"Die Wirkung der Chancenkarte wird sehr überschaubar sein", sagt Herbert Brücker vom Institut für Arbeitsmarkt- und Berufsforschung (IAB) der Düsseldorfer "Rheinischen Post". Anders als beim Punktesystem etwa in Kanada, das einen Weg ins dauerhafte Aufenthaltsrecht ebnet, gehe es bei der deutschen Chancenkarte lediglich um die Möglichkeit der Arbeitssuche.
Es gebe also ein relativ kompliziertes Verfahren, um überhaupt die Chance zu bekommen, sich in Deutschland einen Job suchen zu können, kritisiert Brücker.

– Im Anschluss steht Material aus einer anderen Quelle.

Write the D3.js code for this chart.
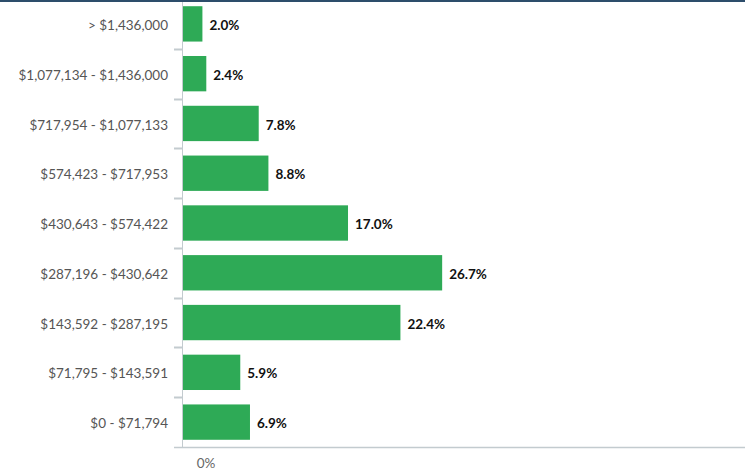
<!DOCTYPE html>
<html><head><meta charset="utf-8">
<script src="https://cdn.jsdelivr.net/npm/d3@7"></script>
<style>
html,body{margin:0;padding:0;background:#fff;}
svg{display:block;font-family:Lato,"Open Sans",sans-serif;}
</style></head>
<body>
<svg id="chart" width="745" height="474"></svg>
<script>
const categories = ["> $1,436,000","$1,077,134 - $1,436,000","$717,954 - $1,077,133","$574,423 - $717,953","$430,643 - $574,422","$287,196 - $430,642","$143,592 - $287,195","$71,795 - $143,591","$0 - $71,794"];
const values = [2.0,2.4,7.8,8.8,17.0,26.7,22.4,5.9,6.9];
const xTicks = [0];

(function(){
const svg = d3.select("#chart");
const W = 745, H = 474;
const mLeft = 183, mRight = 745, mTop = -1, mBottom = 447;

svg.append("rect").attr("x",0).attr("y",0).attr("width",W).attr("height",2).attr("fill","#2d4d6b");

const x = d3.scaleLinear().domain([0, 57.9]).range([mLeft, mRight]);
const y = d3.scaleBand().domain(categories).range([mTop, mBottom]).paddingInner(0.29).paddingOuter(0.145);

svg.append("g").selectAll("rect").data(values).join("rect")
  .attr("x", x(0))
  .attr("y", (d,i)=>y(categories[i]))
  .attr("width", d=>x(d)-x(0))
  .attr("height", y.bandwidth())
  .attr("fill", "#2eaa56");

svg.append("g").selectAll("text").data(values).join("text")
  .attr("x", d=>x(d)+7)
  .attr("y", (d,i)=>y(categories[i])+y.bandwidth()/2)
  .attr("dy","0.45em")
  .attr("font-size",13.5).attr("font-weight","bold").attr("fill","#111")
  .text(d=>d.toFixed(1)+"%");

const axisColor = "#c3cbcf";
svg.append("line").attr("x1",mLeft-0.5).attr("x2",mLeft-0.5).attr("y1",2).attr("y2",mBottom).attr("stroke",axisColor).attr("stroke-width",1);
const bounds = categories.slice(1).map((c)=> y(c) - y.step()*y.paddingInner()/2);
svg.append("g").selectAll("line").data(bounds).join("line")
  .attr("x1",mLeft-9).attr("x2",mLeft-0.5)
  .attr("y1",d=>Math.round(d)+0.5).attr("y2",d=>Math.round(d)+0.5)
  .attr("stroke",axisColor).attr("stroke-width",2);
svg.append("line").attr("x1",mLeft-9).attr("x2",W).attr("y1",mBottom+0.5).attr("y2",mBottom+0.5).attr("stroke",axisColor).attr("stroke-width",1.5);

svg.append("g").selectAll("text").data(categories).join("text")
  .attr("x", 168)
  .attr("y", d=>y(d)+y.bandwidth()/2)
  .attr("dy","0.45em")
  .attr("text-anchor","end")
  .attr("font-size",13.5).attr("fill","#555")
  .text(d=>d);

svg.append("g").selectAll("text").data(xTicks).join("text")
  .attr("x", d=>x(d)+23)
  .attr("y", 468)
  .attr("text-anchor","middle")
  .attr("font-size",13.5).attr("fill","#666")
  .text(d=>d+"%");
})();
</script>
</body></html>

Viele würden sich ohnehin eine Arbeitsstelle eher per Videokonferenz oder ein Touristenvisum suchen. Erfolgversprechender sei daher die im Gesetz vorgesehene Erfahrungssäule. "Wenn jemand eine abgeschlossene Berufsausbildung und Berufserfahrung im Ausland und ein Jobangebot mit einem Mindesteinkommen in Deutschland hat, kann er hier arbeiten, ohne dass die Gleichwertigkeit der Abschlüsse geprüft wird", erläutert Brücker. Dies sei der effektivere Weg als die Chancenkarte. Als "Haken" bezeichnet der Forscher die aus seiner Sicht hoch angesetzte Einkommensschwelle. Diese werde nur für einen kleinen Teil funktionieren.

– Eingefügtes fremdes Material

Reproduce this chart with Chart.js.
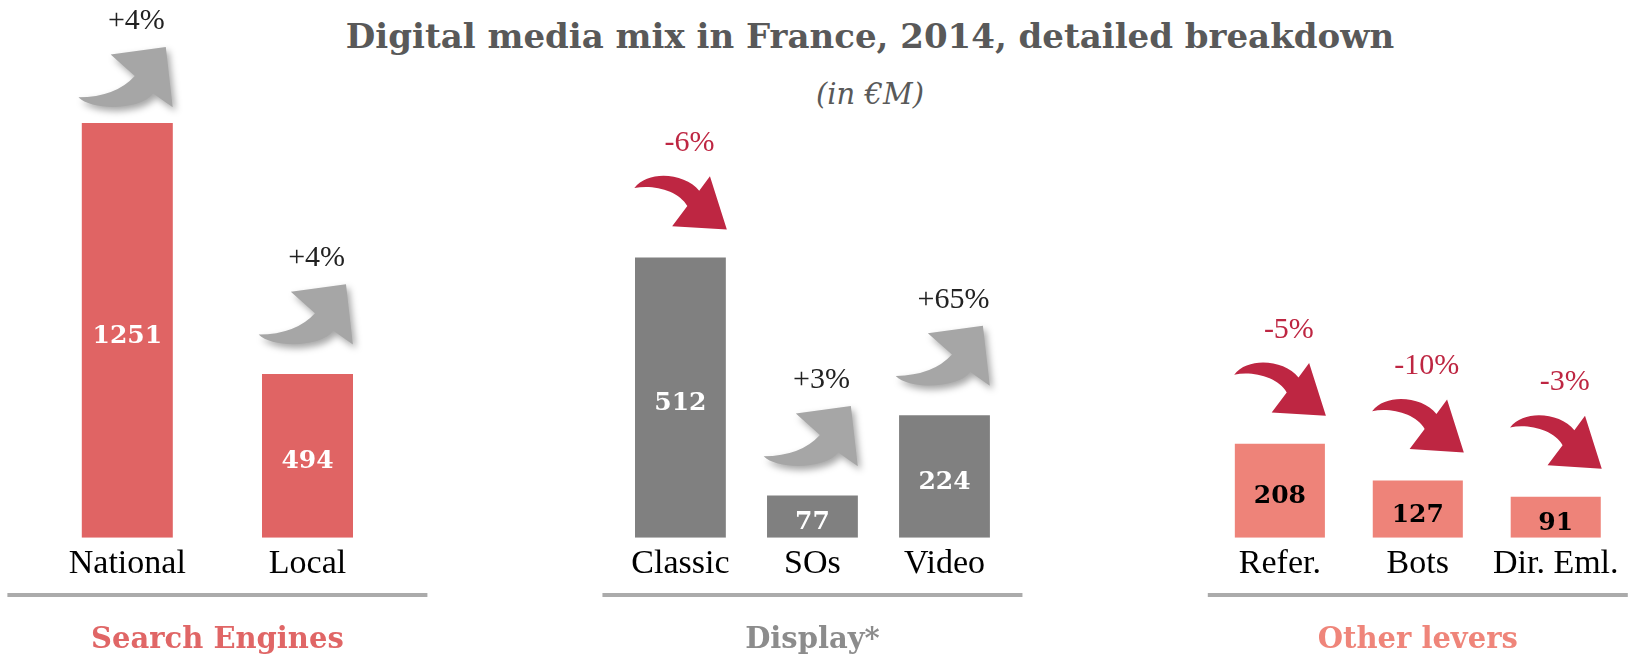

Der Migrationsforscher Hans Vorländer von der TU Dresden hält die neue Chancenkarte für ein nützliches Instrument, bemängelt allerdings ein zu kompliziertes Punktesystem. Die Änderungen vereinfachten den Zugang zum deutschen Arbeitsmarkt und öffneten ihn für neue Zielgruppen, sagte der Vorsitzende des Sachverständigenrats für Migration und Integration (SVR) der "Rheinischen Post". "Das ist wichtig, denn wir brauchen inzwischen nicht nur Fachkräfte - wir brauchen ganz allgemein Arbeitskräfte." Ausländische Bewerber müssten nun nicht mehr nachweisen, dass ihre im Ausland erworbene Qualifikation gleichwertig zu deutschen Standards sei.
Doch hätte sich der SVR beim Punktesystem der Chancenkarte "mehr Mut zur Vereinfachung" gewünscht. "Das deutsche Migrationsrecht ist mittlerweile so kompliziert, dass nur noch wenige es verstehen." Im Bereich der Anwerbung von Arbeits- und Fachkräften sei dies ein Wettbewerbsnachteil. FDP-Fraktionschef Christian Dürr hingegen sieht die neue Chancenkarte als Erleichterung für die Erwerbsmigration. Durch die klaren Punktekriterien stelle man sicher, dass nur Menschen einwandern könnten, die eine reale Chance auf dem Arbeitsmarkt haben, sagte Dürr der Zeitung. "In einem nächsten Schritt müssen wir dafür sorgen, dass die langwierigen Visa-Verfahren in den Auslandsvertretungen beschleunigt werden.
Ab dem 1. Juni 2024 gilt die Chancenkarte. Arbeitssuchende aus Nicht-EU-Ländern können mit ihr für ein Jahr zur Jobsuche nach Deutschland kommen. Voraussetzungen sind ein ausländischer Berufs- oder Hochschulabschluss sowie Sprachkenntnisse in Deutsch oder Englisch. Je nach Sprachkenntnis, Berufserfahrung oder Alter sammeln Interessierte Punkte, die sie zum Erhalt der Chancenkarte berechtigen. Parallel zur Jobsuche ist Arbeit von bis zu 20 Wochenstunden erlaubt.
Zudem wird das Kontingent der Westbalkanregelung verdoppelt. Bis zu 50.000 Staatsangehörige aus Albanien, Bosnien und Herzegowina, Kosovo, Montenegro, Nordmazedonien und Serbien können Zugang zum deutschen Arbeitsmarkt erhalten, ohne berufliche Qualifikationen nachweisen zu müssen. Laut Bundesinnenministerium reicht ein konkretes Arbeitsangebot oder ein Arbeitsvertrag.